Oxfam Canada is an affiliate of the international Oxfam Confederation networked in more than 90 countries as part of a global movement for change.
Our mission is to build lasting solutions to poverty and injustice with a focus on improving the lives and promoting the rights of women and girls. We work directly with communities, partners and women's rights organizations to challenge the systems that perpetuate inequality and keep people poor. Together we seek to influence those in power to ensure that women trapped in poverty have a say in the critical decisions that affect them, their families and entire communities. That’s why we believe that ending global poverty begins with women’s rights.
This is how we fight for women's rights
We design every project with and for women
We work with partners and women's rights organizations
We challenge policies and hold the powerful accountable
Why Women's Rights?
Have you ever wondered why it is that girls are left to fetch water and firewood as their brothers go to school; why women cleaning hotel rooms are subjected to sexual harassment; why women farmers growing the food we eat don’t have enough food for their own families; why women stitching the clothes we wear are working in hot, crowded garment factories earning poverty level wages with scant rights?

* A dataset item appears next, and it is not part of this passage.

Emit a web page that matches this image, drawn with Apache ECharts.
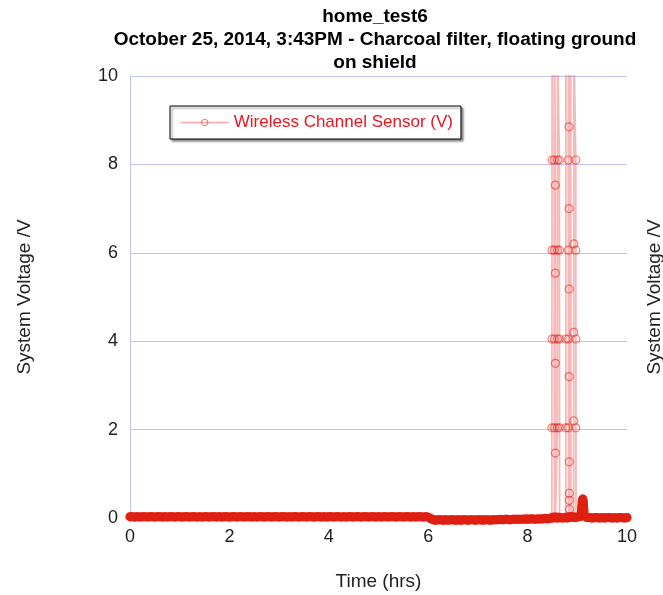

The reason is simple: discrimination and inequality.
It doesn't have to be this way. That's why we put women's rights at the core of everything we do - because in order to beat poverty, we need to fight inequality.
The way we see it, poverty is solvable -- a problem rooted in inequality. If we fight inequality, we will beat poverty.
Together, we can build a fairer world. A world where women and girls can exercise their rights as full, equal citizens, with real influence over the decisions that affect their lives. A world where everyone can stay safe in a crisis and recover from disaster. A world where future generations know no poverty at all.
In Canada since 1963
In 1942, a group of intellectuals, social activists, and Oxford academics formed the Oxford Committee for Famine Relief in response to the plight of refugees in Greece.
After the war, Oxfam (a name derived from its postal code abbreviation) continued its work, sending materials and financial aid to groups aiding poor people throughout Europe. As the situation in Europe improved, Oxfam’s attention shifted to the needs of people in developing countries.
Oxfam Canada was founded in 1963 and independently incorporated in 1966. The first Board of Directors included 21 distinguished Canadians. Oxfam Canada began to provide educational materials to schools and undertake advocacy work in public policy development and in 1995, it became an affiliate of the newly formed Oxfam Confederation.
We have been building our movement in Canada ever since.